Mrs Barker said today’s crop of students face a multitude of distractions unparalleled in past generations.

“The challenges for students are always going to be those competing outside interests,” she said.

“There is just so much going on in their world, I think more than compared to us when we were going through school.

“It is always a challenge with work and their social life and other outside influences, but what we are saying is ‘no, knuckle down, it is just one or two years of VCE or VCAL and you are through’.

“It is really about maintaining that focus and realising that those other things can wait.”

Mrs Barker said improved learning outcomes are as much about the teachers, as they are the students.

“I’m hoping to empower those around me, that’s my greatest vision,” she said.

“It’s not just about looking at the students, it’s also about looking at the teachers.

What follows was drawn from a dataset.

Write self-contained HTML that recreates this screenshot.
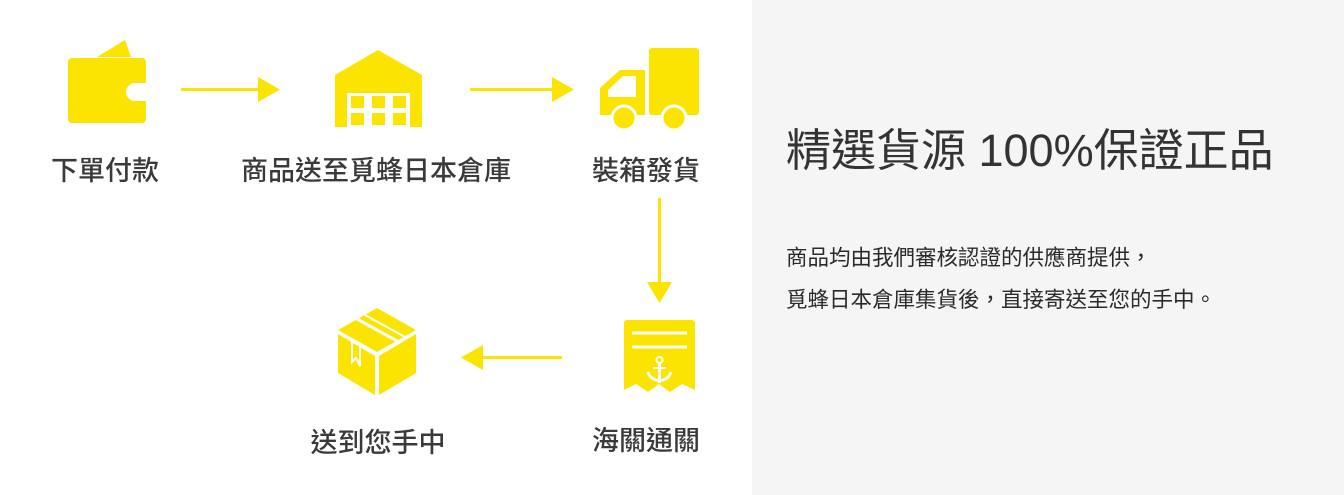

“We are being very self reflective, spending a lot of time working together and developing what we need to do as far as making sure we’re life-long learners.

“Learning should be seen as a priority over the teaching, because at the end of the day you can teach a beautiful lesson, but if the kids aren’t learning anything it’s a waste.”

Mrs Barker said the attitude of the students from year seven through to 12 has always struck her as positive.

“They just have a very nice way about them, I think that struck me a lot when I came here, how friendly they are, both here and out on the street when you run into them at the supermarket,” she said.

“We have really friendly students here and I think, in large, part that is a reflection of their families.”

Mrs Barker said she hopes to collaborate with student leaders, as they are key to continued growth and development.

“One of my goals this year is to have very close ties to our student leaders here at the school,” she said.

“I think it is really important to support your student leaders and to help develop their ability to feel like they have some ownership over what is going on and to ensure they build a profile in front of the other students.”